**Required task**. Images should be left out, and everything else in the listing reproduced exactly.

**Material**.
• • • • •

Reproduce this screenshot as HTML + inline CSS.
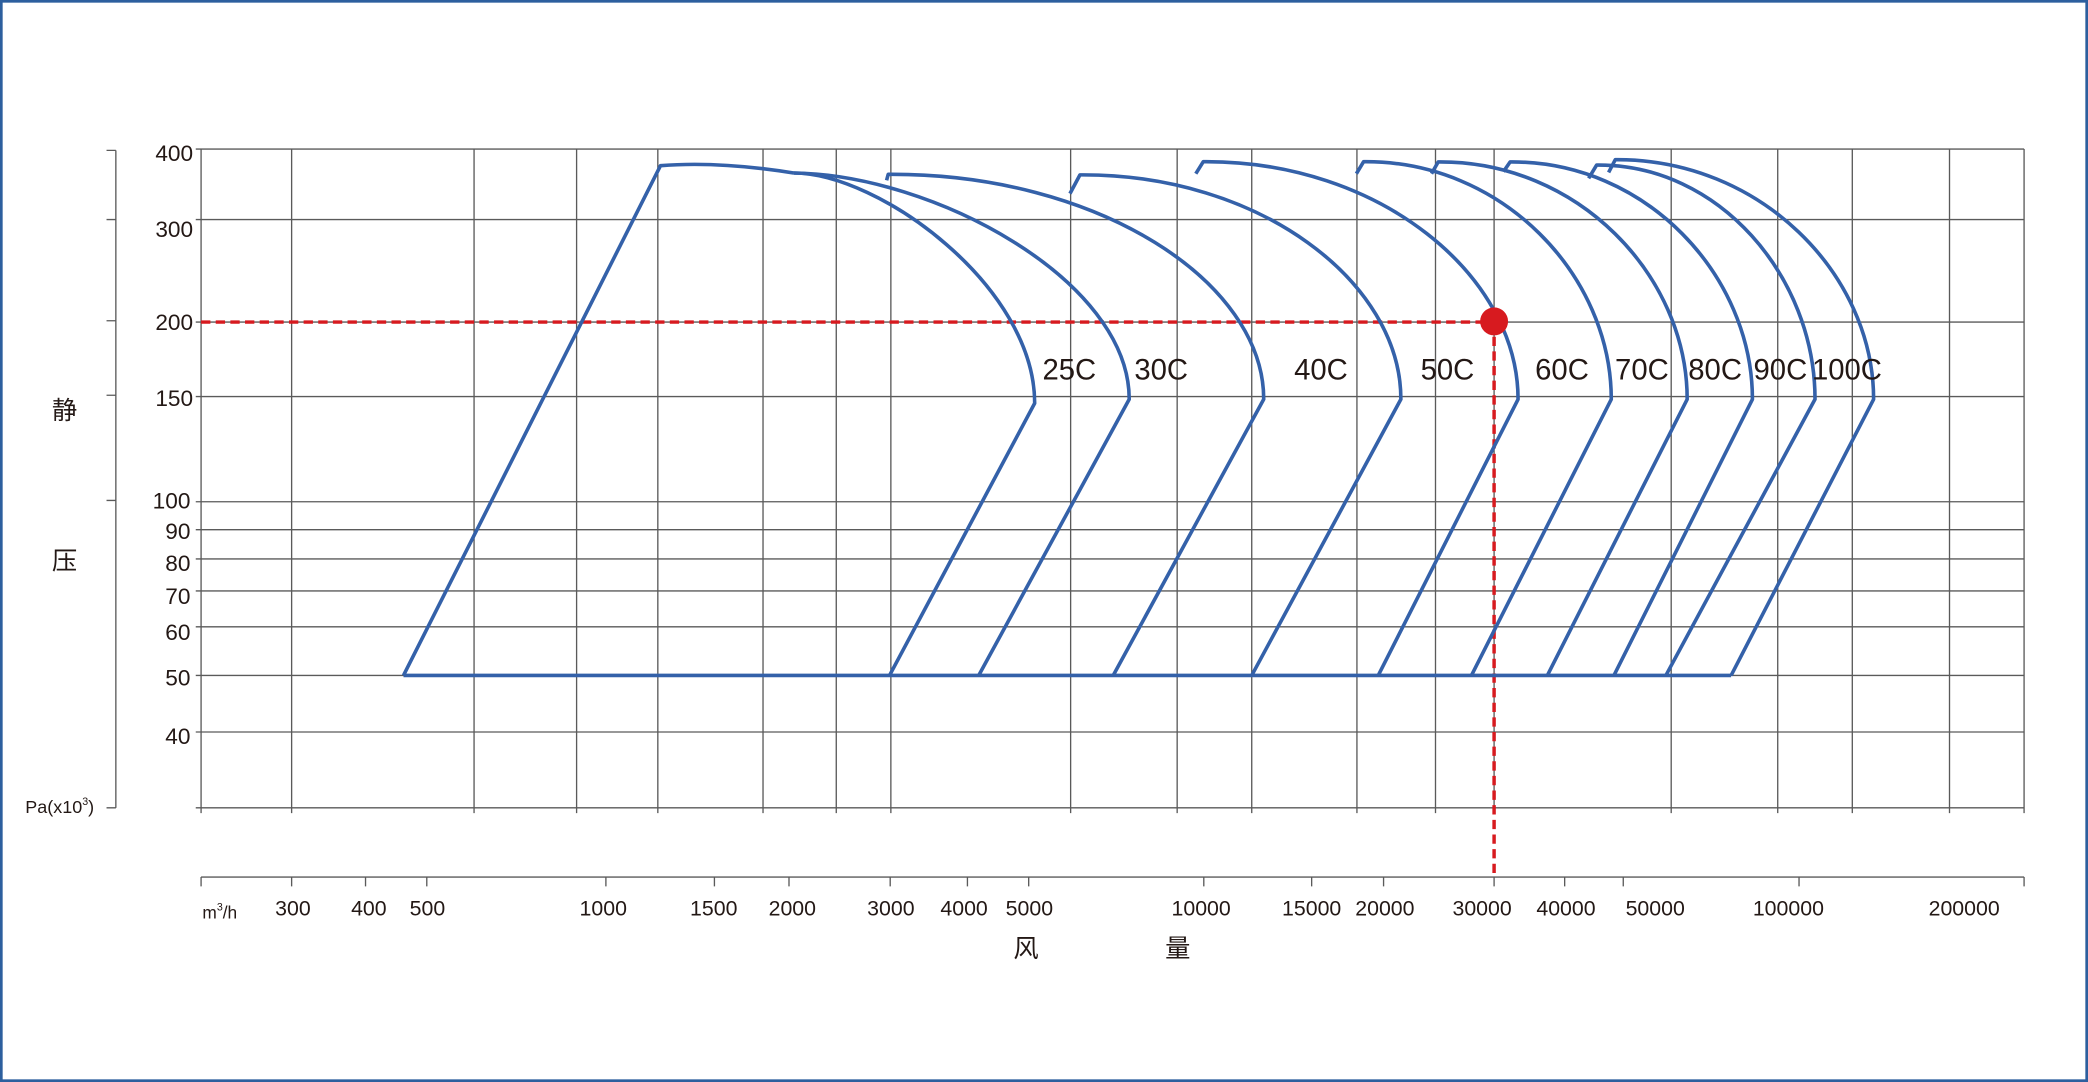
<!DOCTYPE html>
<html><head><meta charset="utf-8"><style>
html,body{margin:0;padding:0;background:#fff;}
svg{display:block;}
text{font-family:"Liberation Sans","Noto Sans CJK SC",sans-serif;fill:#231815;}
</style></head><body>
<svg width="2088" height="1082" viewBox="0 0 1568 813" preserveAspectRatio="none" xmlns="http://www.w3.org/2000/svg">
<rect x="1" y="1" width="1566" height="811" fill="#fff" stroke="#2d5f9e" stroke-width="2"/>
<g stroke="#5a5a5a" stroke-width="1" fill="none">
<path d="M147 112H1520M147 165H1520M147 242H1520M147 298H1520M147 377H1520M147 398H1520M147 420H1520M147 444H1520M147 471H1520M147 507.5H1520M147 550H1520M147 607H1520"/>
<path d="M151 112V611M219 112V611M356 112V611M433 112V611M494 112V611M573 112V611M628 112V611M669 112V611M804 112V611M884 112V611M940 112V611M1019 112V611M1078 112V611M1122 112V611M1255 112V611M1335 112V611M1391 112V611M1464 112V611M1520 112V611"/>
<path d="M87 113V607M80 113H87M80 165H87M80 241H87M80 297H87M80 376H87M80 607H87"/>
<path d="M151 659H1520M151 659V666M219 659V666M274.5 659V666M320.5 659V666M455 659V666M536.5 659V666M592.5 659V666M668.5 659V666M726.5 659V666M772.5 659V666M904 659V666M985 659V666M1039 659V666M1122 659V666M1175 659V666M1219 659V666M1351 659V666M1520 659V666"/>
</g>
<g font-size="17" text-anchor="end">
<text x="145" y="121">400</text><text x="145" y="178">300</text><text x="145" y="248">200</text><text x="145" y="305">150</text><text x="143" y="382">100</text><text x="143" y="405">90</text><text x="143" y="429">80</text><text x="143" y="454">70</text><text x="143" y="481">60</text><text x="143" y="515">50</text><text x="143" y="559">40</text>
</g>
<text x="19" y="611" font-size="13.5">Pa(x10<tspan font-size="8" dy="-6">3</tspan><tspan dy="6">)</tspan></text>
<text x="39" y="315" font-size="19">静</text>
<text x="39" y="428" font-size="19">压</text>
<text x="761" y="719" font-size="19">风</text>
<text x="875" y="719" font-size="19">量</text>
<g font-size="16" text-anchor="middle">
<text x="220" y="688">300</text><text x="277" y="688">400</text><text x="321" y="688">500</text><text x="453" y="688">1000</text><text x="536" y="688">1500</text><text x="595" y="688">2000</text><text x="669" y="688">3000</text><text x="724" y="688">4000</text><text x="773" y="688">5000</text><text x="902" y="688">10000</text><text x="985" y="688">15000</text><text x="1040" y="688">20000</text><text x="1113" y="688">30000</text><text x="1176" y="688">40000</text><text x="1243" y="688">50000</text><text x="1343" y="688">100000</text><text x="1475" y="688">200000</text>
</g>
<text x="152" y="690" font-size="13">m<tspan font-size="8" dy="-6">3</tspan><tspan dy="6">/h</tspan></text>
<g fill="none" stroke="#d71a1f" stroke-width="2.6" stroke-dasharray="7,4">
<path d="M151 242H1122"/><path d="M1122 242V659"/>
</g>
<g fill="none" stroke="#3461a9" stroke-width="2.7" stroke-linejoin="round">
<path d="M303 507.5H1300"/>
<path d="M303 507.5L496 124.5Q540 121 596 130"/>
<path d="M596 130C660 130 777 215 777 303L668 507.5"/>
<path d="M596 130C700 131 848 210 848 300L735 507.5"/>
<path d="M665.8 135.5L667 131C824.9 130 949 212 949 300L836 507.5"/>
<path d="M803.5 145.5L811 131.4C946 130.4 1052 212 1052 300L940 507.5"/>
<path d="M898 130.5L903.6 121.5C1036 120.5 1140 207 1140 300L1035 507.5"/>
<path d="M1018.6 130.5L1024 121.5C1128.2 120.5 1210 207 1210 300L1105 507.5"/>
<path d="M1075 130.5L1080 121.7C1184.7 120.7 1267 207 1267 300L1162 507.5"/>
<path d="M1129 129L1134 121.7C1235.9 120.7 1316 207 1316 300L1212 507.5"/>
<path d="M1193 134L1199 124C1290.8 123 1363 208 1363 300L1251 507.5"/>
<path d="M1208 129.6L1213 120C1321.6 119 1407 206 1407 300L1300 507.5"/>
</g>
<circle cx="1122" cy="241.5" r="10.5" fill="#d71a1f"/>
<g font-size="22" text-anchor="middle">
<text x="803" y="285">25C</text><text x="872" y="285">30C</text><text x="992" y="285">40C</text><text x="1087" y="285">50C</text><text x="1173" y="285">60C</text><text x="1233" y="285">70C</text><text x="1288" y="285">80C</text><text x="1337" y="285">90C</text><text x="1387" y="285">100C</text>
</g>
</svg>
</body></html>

• • • • •

**Answer**.
Reproduce this screenshot as HTML + inline CSS.
<!DOCTYPE html>
<html><head><meta charset="utf-8"><style>
html,body{margin:0;padding:0;background:#fff;}
svg{display:block;}
text{font-family:"Liberation Sans","Noto Sans CJK SC",sans-serif;fill:#231815;}
</style></head><body>
<svg width="2088" height="1082" viewBox="0 0 1568 813" preserveAspectRatio="none" xmlns="http://www.w3.org/2000/svg">
<rect x="1" y="1" width="1566" height="811" fill="#fff" stroke="#2d5f9e" stroke-width="2"/>
<g stroke="#5a5a5a" stroke-width="1" fill="none">
<path d="M147 112H1520M147 165H1520M147 242H1520M147 298H1520M147 377H1520M147 398H1520M147 420H1520M147 444H1520M147 471H1520M147 507.5H1520M147 550H1520M147 607H1520"/>
<path d="M151 112V611M219 112V611M356 112V611M433 112V611M494 112V611M573 112V611M628 112V611M669 112V611M804 112V611M884 112V611M940 112V611M1019 112V611M1078 112V611M1122 112V611M1255 112V611M1335 112V611M1391 112V611M1464 112V611M1520 112V611"/>
<path d="M87 113V607M80 113H87M80 165H87M80 241H87M80 297H87M80 376H87M80 607H87"/>
<path d="M151 659H1520M151 659V666M219 659V666M274.5 659V666M320.5 659V666M455 659V666M536.5 659V666M592.5 659V666M668.5 659V666M726.5 659V666M772.5 659V666M904 659V666M985 659V666M1039 659V666M1122 659V666M1175 659V666M1219 659V666M1351 659V666M1520 659V666"/>
</g>
<g font-size="17" text-anchor="end">
<text x="145" y="121">400</text><text x="145" y="178">300</text><text x="145" y="248">200</text><text x="145" y="305">150</text><text x="143" y="382">100</text><text x="143" y="405">90</text><text x="143" y="429">80</text><text x="143" y="454">70</text><text x="143" y="481">60</text><text x="143" y="515">50</text><text x="143" y="559">40</text>
</g>
<text x="19" y="611" font-size="13.5">Pa(x10<tspan font-size="8" dy="-6">3</tspan><tspan dy="6">)</tspan></text>
<text x="39" y="315" font-size="19">静</text>
<text x="39" y="428" font-size="19">压</text>
<text x="761" y="719" font-size="19">风</text>
<text x="875" y="719" font-size="19">量</text>
<g font-size="16" text-anchor="middle">
<text x="220" y="688">300</text><text x="277" y="688">400</text><text x="321" y="688">500</text><text x="453" y="688">1000</text><text x="536" y="688">1500</text><text x="595" y="688">2000</text><text x="669" y="688">3000</text><text x="724" y="688">4000</text><text x="773" y="688">5000</text><text x="902" y="688">10000</text><text x="985" y="688">15000</text><text x="1040" y="688">20000</text><text x="1113" y="688">30000</text><text x="1176" y="688">40000</text><text x="1243" y="688">50000</text><text x="1343" y="688">100000</text><text x="1475" y="688">200000</text>
</g>
<text x="152" y="690" font-size="13">m<tspan font-size="8" dy="-6">3</tspan><tspan dy="6">/h</tspan></text>
<g fill="none" stroke="#d71a1f" stroke-width="2.6" stroke-dasharray="7,4">
<path d="M151 242H1122"/><path d="M1122 242V659"/>
</g>
<g fill="none" stroke="#3461a9" stroke-width="2.7" stroke-linejoin="round">
<path d="M303 507.5H1300"/>
<path d="M303 507.5L496 124.5Q540 121 596 130"/>
<path d="M596 130C660 130 777 215 777 303L668 507.5"/>
<path d="M596 130C700 131 848 210 848 300L735 507.5"/>
<path d="M665.8 135.5L667 131C824.9 130 949 212 949 300L836 507.5"/>
<path d="M803.5 145.5L811 131.4C946 130.4 1052 212 1052 300L940 507.5"/>
<path d="M898 130.5L903.6 121.5C1036 120.5 1140 207 1140 300L1035 507.5"/>
<path d="M1018.6 130.5L1024 121.5C1128.2 120.5 1210 207 1210 300L1105 507.5"/>
<path d="M1075 130.5L1080 121.7C1184.7 120.7 1267 207 1267 300L1162 507.5"/>
<path d="M1129 129L1134 121.7C1235.9 120.7 1316 207 1316 300L1212 507.5"/>
<path d="M1193 134L1199 124C1290.8 123 1363 208 1363 300L1251 507.5"/>
<path d="M1208 129.6L1213 120C1321.6 119 1407 206 1407 300L1300 507.5"/>
</g>
<circle cx="1122" cy="241.5" r="10.5" fill="#d71a1f"/>
<g font-size="22" text-anchor="middle">
<text x="803" y="285">25C</text><text x="872" y="285">30C</text><text x="992" y="285">40C</text><text x="1087" y="285">50C</text><text x="1173" y="285">60C</text><text x="1233" y="285">70C</text><text x="1288" y="285">80C</text><text x="1337" y="285">90C</text><text x="1387" y="285">100C</text>
</g>
</svg>
</body></html>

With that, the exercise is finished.